分子整合栄養学を共に学んでいる医療職のA子さんからのご相談
A子さんは現役医療職の方、患者さんからのご相談をうけて、私の方へお問い合わせがあった
A子さん「頸椎の手術予定の人が、術前の検査でPT(プロトロンビン時間)-INRが高い、手術が延期になりました。PT-INRの数値は2以上あるそうです。血液サラサラとか血圧の薬は飲んでいないんですが、何が原因と考えられますか?」
私「PT-INR(プロトロンビン時間国際標準比)の数値の出し方は、患者血症PT/正常血症PTで出されます。PT-INRの基準値は1.0ですので2.0以上高いですね)

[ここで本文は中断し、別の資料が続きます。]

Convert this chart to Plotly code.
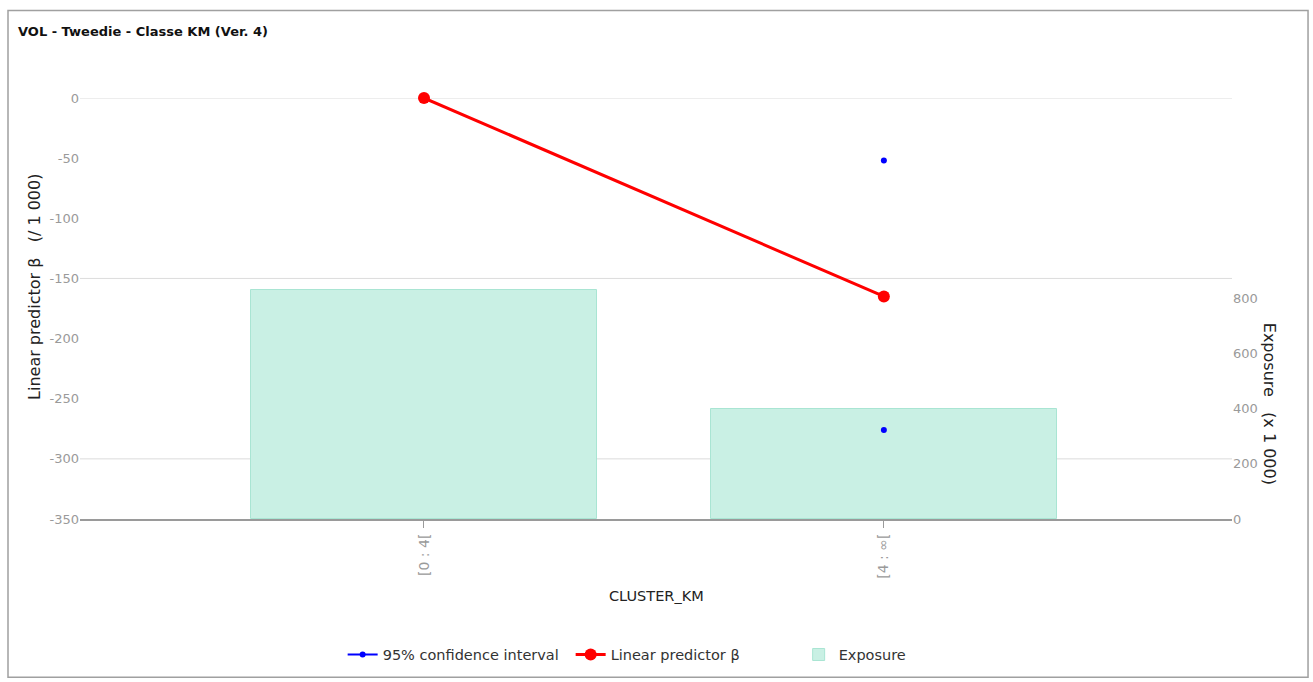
import plotly.graph_objects as go

categories = ["[0 : 4[", "[4 : ∞["]
beta = [0, -165]
ci_upper = [None, -52]
ci_lower = [None, -276]
exposure = [829, 400]
left_ticks = [0, -50, -100, -150, -200, -250, -300, -350]
left_grid = [0, -150, -300]
right_ticks = [0, 200, 400, 600, 800]

FONT = "DejaVu Sans"
GRAY = "#9a9a9a"
NB = "\u00a0"

# CI points: upper and lower separated by gaps so no line joins them
ci_x, ci_y = [], []
for c, u, l in zip(categories, ci_upper, ci_lower):
    ci_x += [c, c, c]
    ci_y += [u, None, l]

fig = go.Figure()
fig.add_trace(go.Bar(
    x=categories, y=exposure, name="Exposure", yaxis="y", width=0.754,
    marker=dict(color="#c9f0e4", line=dict(color="#a9e5d3", width=1)),
    legendrank=3,
))
fig.add_trace(go.Scatter(
    x=ci_x, y=ci_y, name="95% confidence interval", yaxis="y2",
    mode="lines+markers", connectgaps=False,
    line=dict(color="#0000ff", width=2), marker=dict(color="#0000ff", size=6),
    cliponaxis=False, legendrank=1,
))
fig.add_trace(go.Scatter(
    x=categories, y=beta, name="Linear predictor β", yaxis="y2",
    mode="lines+markers", line=dict(color="#ff0000", width=3),
    marker=dict(color="#ff0000", size=12), cliponaxis=False, legendrank=2,
))

shapes = [dict(type="line", xref="paper", x0=0, x1=1, yref="y2", y0=g, y1=g,
               line=dict(color="#dcdcdc", width=1), layer="below") for g in left_grid]
shapes.append(dict(type="rect", xref="paper", yref="paper",
                   x0=-0.0625, x1=1.066, y0=-0.376, y1=1.208,
                   line=dict(color="#a0a0a0", width=1.5)))

fig.update_layout(
    width=1313, height=682,
    margin=dict(l=80, r=81, t=98, b=161),
    paper_bgcolor="white", plot_bgcolor="white",
    font=dict(family=FONT, size=14, color="#333"),
    showlegend=True,
    legend=dict(orientation="h", x=0.228, y=-0.322, xanchor="left", yanchor="middle",
                font=dict(family=FONT, size=14.5, color="#333"), itemwidth=30,
                entrywidth=183, traceorder="normal"),
    bargap=0,
    xaxis=dict(type="category", range=[-0.748, 1.757], tickangle=-90,
               showline=True, linecolor=GRAY, linewidth=2,
               ticks="outside", ticklen=7, tickcolor=GRAY,
               tickfont=dict(family=FONT, size=14, color=GRAY), showgrid=False,
               zeroline=False),
    yaxis=dict(side="right", range=[0, 1524], tickvals=right_ticks,
               showgrid=False, zeroline=False, showline=False,
               tickfont=dict(family=FONT, size=13, color=GRAY)),
    yaxis2=dict(side="left", overlaying="y", range=[-350, 0], tickvals=left_ticks,
                ticktext=[str(v) for v in left_ticks],
                showgrid=False, zeroline=False, showline=False,
                tickfont=dict(family=FONT, size=13, color=GRAY)),
    shapes=shapes,
    annotations=[
        dict(text="<b>VOL - Tweedie - Classe KM (Ver. 4)</b>", xref="paper", yref="paper",
             x=-0.0555, y=1.159, xanchor="left", yanchor="middle", showarrow=False,
             font=dict(family=FONT, size=13, color="#111")),
        dict(text="Linear predictor β" + NB * 3 + "(/ 1 000)", xref="paper", yref="paper",
             x=-0.040, y=0.551, textangle=-90, showarrow=False,
             xanchor="center", yanchor="middle",
             font=dict(family=FONT, size=16, color="#222")),
        dict(text="Exposure" + NB * 3 + "(x 1 000)", xref="paper", yref="paper",
             x=1.032, y=0.274, textangle=90, showarrow=False,
             xanchor="center", yanchor="middle",
             font=dict(family=FONT, size=16, color="#222")),
        dict(text="CLUSTER_KM", xref="paper", yref="paper", x=0.5, y=-0.182,
             showarrow=False, xanchor="center", yanchor="middle",
             font=dict(family=FONT, size=14.5, color="#222")),
    ],
)

fig.write_html("out.html", config={"displayModeBar": False},
               post_script="document.body.style.margin='0';")
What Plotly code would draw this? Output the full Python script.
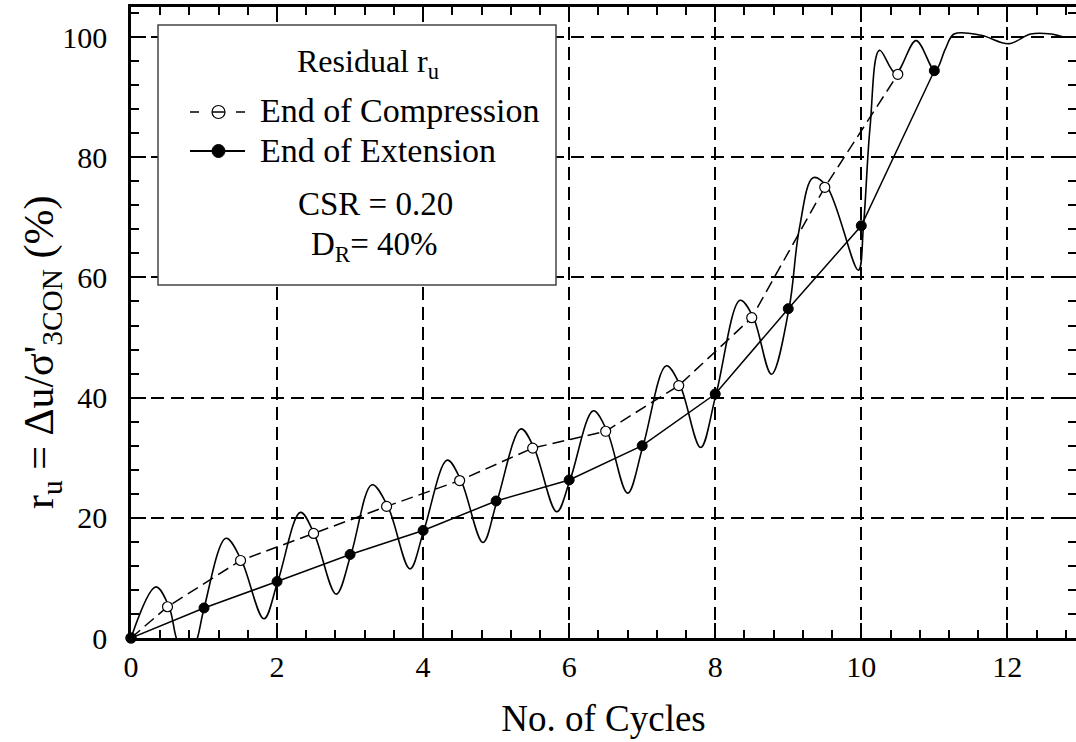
import plotly.graph_objects as go

# ---- data ----
# continuous measured pore-pressure record (key points)
cycles_curve = [0, 0.34, 0.52, 0.62, 0.77, 0.91, 1.00, 1.30, 1.51, 1.82, 2.01, 2.32, 2.51, 2.81,
                3.01, 3.30, 3.52, 3.82, 4.01, 4.33, 4.52, 4.82, 5.01, 5.34, 5.52, 5.83, 6.01, 6.33,
                6.52, 6.80, 7.01, 7.33, 7.52, 7.80, 8.01, 8.34, 8.52, 8.77, 9.01, 9.15, 9.34, 9.53,
                9.96, 10.03, 10.12, 10.25, 10.47, 10.75, 11.01, 11.15, 11.27, 11.64, 12.02, 12.32,
                12.60, 12.78, 12.95]
ru_curve = [0, 8.5, 5.2, 0, -5, 0, 4.9, 16.6, 13.0, 3.2, 9.4, 20.9, 17.3, 7.3,
            13.8, 25.5, 21.8, 11.5, 17.9, 29.6, 26.2, 15.9, 22.7, 34.8, 31.6, 21.0, 26.2, 37.8,
            34.4, 24.1, 31.9, 45.3, 42.0, 31.7, 40.5, 56.2, 53.4, 43.9, 54.8, 68.0, 76.6, 75.1,
            61.2, 68.6, 85.0, 97.8, 94.0, 99.4, 94.4, 98.0, 100.5, 100.3, 98.9, 100.5,
            100.5, 100.0, 100.0]

# End of Compression (open circles)
cycles_comp = [0, 0.5, 1.5, 2.5, 3.5, 4.5, 5.5, 6.5, 7.5, 8.5, 9.5, 10.5]
ru_comp = [0, 5.2, 12.9, 17.4, 21.9, 26.2, 31.6, 34.4, 42.0, 53.3, 75.0, 93.8]

# End of Extension (filled circles)
cycles_ext = [0, 1, 2, 3, 4, 5, 6, 7, 8, 9, 10, 11]
ru_ext = [0, 5.0, 9.4, 13.9, 17.9, 22.8, 26.3, 32.0, 40.6, 54.8, 68.6, 94.4]

x_ticks = [0, 2, 4, 6, 8, 10, 12]
y_ticks = [0, 20, 40, 60, 80, 100]
X_RANGE = [0, 12.94]
Y_RANGE = [0, 105]

FONT = "Liberation Serif"
W, H = 1076, 742
ML, MR, MT, MB = 131, 0, 7, 104
PW, PH = W - ML - MR, H - MT - MB


def px(xp):
    return (xp - ML) / PW


def py(yp):
    return (H - MB - yp) / PH


fig = go.Figure()

fig.add_trace(go.Scatter(x=cycles_curve, y=ru_curve, mode="lines",
                         line=dict(color="black", width=1.6, shape="spline", smoothing=1.0),
                         showlegend=False, hoverinfo="skip"))

fig.add_trace(go.Scatter(x=cycles_comp, y=ru_comp, mode="lines+markers", name="End of Compression",
                         line=dict(color="black", width=1.5, dash="12px,6px"),
                         marker=dict(symbol="circle", size=10, color="white",
                                     line=dict(color="black", width=1.2)),
                         cliponaxis=False, showlegend=False))

fig.add_trace(go.Scatter(x=cycles_ext, y=ru_ext, mode="lines+markers", name="End of Extension",
                         line=dict(color="black", width=1.5),
                         marker=dict(symbol="circle", size=10, color="black",
                                     line=dict(color="black", width=1)),
                         cliponaxis=False, showlegend=False))

TICKC = "black"
tick_style = dict(ticks="inside", ticklen=15, tickwidth=2.2, tickcolor=TICKC, mirror="ticks")
x_minor = dict(dtick=0.4, tick0=0, ticks="inside", ticklen=8, tickwidth=2.2, tickcolor=TICKC, showgrid=False)
y_minor = dict(dtick=4, tick0=0, ticks="inside", ticklen=8, tickwidth=2.2, tickcolor=TICKC, showgrid=False)
# for the companion axes sitting on the bottom / left edge and facing into the plot
x_minor_out = dict(x_minor, ticks="outside")
y_minor_out = dict(y_minor, ticks="outside")
out_style = dict(ticks="outside", ticklen=15, tickwidth=2.2, tickcolor=TICKC)

fig.update_layout(
    xaxis=dict(range=X_RANGE, tickmode="array", tickvals=x_ticks, side="bottom",
               showline=True, linecolor="black", linewidth=2.5,
               showgrid=True, gridcolor="black", gridwidth=1.8, griddash="13px,7px", zeroline=False,
               minor=x_minor, tickfont=dict(family=FONT, size=30, color="black"),
               title=dict(text="No. of Cycles", font=dict(family=FONT, size=37, color="black"), standoff=24),
               **tick_style),
    yaxis=dict(range=Y_RANGE, tickmode="array", tickvals=y_ticks, side="left",
               ticktext=[str(v) + "\u00a0\u00a0" for v in y_ticks],
               showline=True, linecolor="black", linewidth=2.5,
               showgrid=True, gridcolor="black", gridwidth=1.8, griddash="13px,7px", zeroline=False,
               minor=y_minor, tickfont=dict(family=FONT, size=30, color="black"),
               **tick_style),
    # companion axes: placed on the bottom / left edge, facing inwards, to carry the ticks there
    xaxis2=dict(range=X_RANGE, overlaying="x", anchor="free", position=0, side="top",
                tickmode="array", tickvals=x_ticks,
                showticklabels=False, showline=False, showgrid=False, zeroline=False,
                minor=x_minor_out, **out_style),
    yaxis2=dict(range=Y_RANGE, overlaying="y", anchor="free", position=0, side="right",
                tickmode="array", tickvals=y_ticks,
                showticklabels=False, showline=False, showgrid=False, zeroline=False,
                minor=y_minor_out, **out_style),
)

# legend box
shapes = [dict(type="rect", xref="paper", yref="paper", x0=px(158), x1=px(556), y0=py(285), y1=py(25),
               line=dict(color="#444444", width=1.5), fillcolor="white", layer="above")]
# legend samples
shapes += [
    dict(type="line", xref="paper", yref="paper", x0=px(190), x1=px(199), y0=py(112), y1=py(112),
         line=dict(color="black", width=1.5)),
    dict(type="line", xref="paper", yref="paper", x0=px(212), x1=px(225), y0=py(112), y1=py(112),
         line=dict(color="black", width=1.5)),
    dict(type="line", xref="paper", yref="paper", x0=px(236), x1=px(245), y0=py(112), y1=py(112),
         line=dict(color="black", width=1.5)),
    dict(type="circle", xref="paper", yref="paper", x0=px(212), x1=px(225), y0=py(118.5), y1=py(105.5),
         line=dict(color="black", width=1.2)),
    dict(type="line", xref="paper", yref="paper", x0=px(190), x1=px(245), y0=py(151), y1=py(151),
         line=dict(color="black", width=1.8)),
    dict(type="circle", xref="paper", yref="paper", x0=px(212), x1=px(225), y0=py(157.5), y1=py(144.5),
         line=dict(color="black", width=1), fillcolor="black"),
]

ann_font = dict(family=FONT, size=33, color="black")
annotations = [
    dict(text="Residual r<sub>u</sub>", x=px(368), y=py(64), xref="paper", yref="paper",
         xanchor="center", yanchor="middle", showarrow=False, font=dict(family=FONT, size=32, color="black")),
    dict(text="End of Compression", x=px(258), y=py(111), xref="paper", yref="paper",
         xanchor="left", yanchor="middle", showarrow=False, font=dict(family=FONT, size=34, color="black")),
    dict(text="End of Extension", x=px(258), y=py(151), xref="paper", yref="paper",
         xanchor="left", yanchor="middle", showarrow=False, font=dict(family=FONT, size=34, color="black")),
    dict(text="CSR = 0.20", x=px(375), y=py(204), xref="paper", yref="paper",
         xanchor="center", yanchor="middle", showarrow=False, font=ann_font),
    dict(text="D<sub>R</sub>= 40%", x=px(374), y=py(246), xref="paper", yref="paper",
         xanchor="center", yanchor="middle", showarrow=False, font=ann_font),
    # y-axis title
    dict(text="r<sub>u</sub> = Δu/σ'<sub>3CON</sub> (%)", x=px(42), y=py(352), xref="paper", yref="paper",
         xanchor="center", yanchor="middle", textangle=-90, showarrow=False,
         font=dict(family=FONT, size=42, color="black")),
]

fig.update_layout(
    width=W, height=H,
    margin=dict(l=ML, r=MR, t=MT, b=MB, autoexpand=False),
    paper_bgcolor="white", plot_bgcolor="white",
    font=dict(family=FONT, color="black"),
    showlegend=False,
    shapes=shapes, annotations=annotations,
)

fig.write_html("out.html")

私「PTが延長するにつれて、INR値も大きくなります。ちなみにPT時間は私の学んでいるテキストには10秒~13秒とあります」
私「その方の飲んでいるお薬知ってますか?」
A子さん「睡眠薬、うつの薬、喘息の薬、喘息の吸入薬、皮膚疾患があってビブラマイシンという抗生物質を低用量で長期に服用してます」
私「肝臓の状態が分かる血液検査などわかりますか?」
A子さん「GOT(59)、GPT(54)、γ-GTP(12)、アルブミン(4.1)」
私「コリンエステラーゼや血小板の項目はされてないですか?」
A子さん「今日見せてもらった検査表にはないです」
私「ワーファリンとかの血液サラサラ系の薬の影響が無いとの前提で考えてみると…病態とPTの関係で考えて、血液凝固因子タンパクの第Ⅰ、Ⅱ、Ⅴ、Ⅶ、Ⅹは肝臓で作られるため、肝臓疾患などで肝機能障害がある場合、これら凝固因子が作られず不足して、PT延長する場合があります。」
私「かかりつけ医などで行われる検査などで、肝臓の状態を確認する時に簡略した見方ですが、GOT、GPT、γGTP、コリンエステラーゼ、ALP、LDH、これら酵素は逸脱酵素ですので、(肝臓の)組織がが壊れて血液中に多く出てくるため数値は高く示します。高い時には肝臓の障害を考えます」
私「肝臓の障害とは別に、肝臓がきちんと働いているかをみる場合は別項目をみます。肝臓の働きはいくつか…たしか7つくらい有りますが(すぐ全部は言えない私…)働きの一つに、体に必要なタンパク質の合成、コレステロールの合成などがありす。検査数値で体のタンパク質というと、総タンパク、アルブミン、コリンエステラーゼ、血小板、そして総コレステロール、これら項目は肝機能が大丈夫かどうかで考える時には着目してほしいです。A子さんへご相談のケースはアルブミン値が4.1ですので肝機能障害としてあるのかは考えにくいですね」
A子さん「主治医は肝臓は大丈夫と言っているようです」
私「私がこれまで見てきた肝機能障害があるクライアントさんの場合、主治医の先生はアルブミン、総コレステロール、血小板数は経過観察してるように感じます」
私「もう一つ気になるというか、原因として考えられるのが、ビタミンKの欠乏かな?と感じます」
私「肝臓で凝固因子タンパクが作られると言いましたが、その中で、第Ⅱ、Ⅶ、Ⅹが肝臓で作られるときに、ビタミンKを必要とします。ビタミンKが不足すると、これらの凝固因子も作られずに不足するので、PTが延長することになります」
私「ビタミンKは緑黄色野菜、納豆などの食品からの摂取できますが、体内の腸内細菌でも作られています。抗生物質や抗がん剤などを服用していると、腸内細菌が死滅してしまうためビタミンK欠乏症になりPTが延長してしまいます」
私「この方は抗生物質長期服用がありますよね、どれくらい続けているんですか?」
A子さん「そうなんですよ、ビブラマイシンを半年以上飲んでいるんですよ、低用量なので長期服用OK!みたいに聞いているんですが…」
私「保険も通っているんですね!! 自分では怖くて飲めないけれど…」
私「それでは、その方は納豆とかは食べませんか?、ビタミンKを含む食品の中で一番私達の身体に利用しやすいのは納豆由来のビタミンKですよ」
A子さん「薬はたくさん飲むのに、食事はあれ食べない、これ食べないなんです」
私「患者が変わるべきか、医療者が変わるべきか、難しいですね~」
・・・・日常遭遇する医療のジレンマです。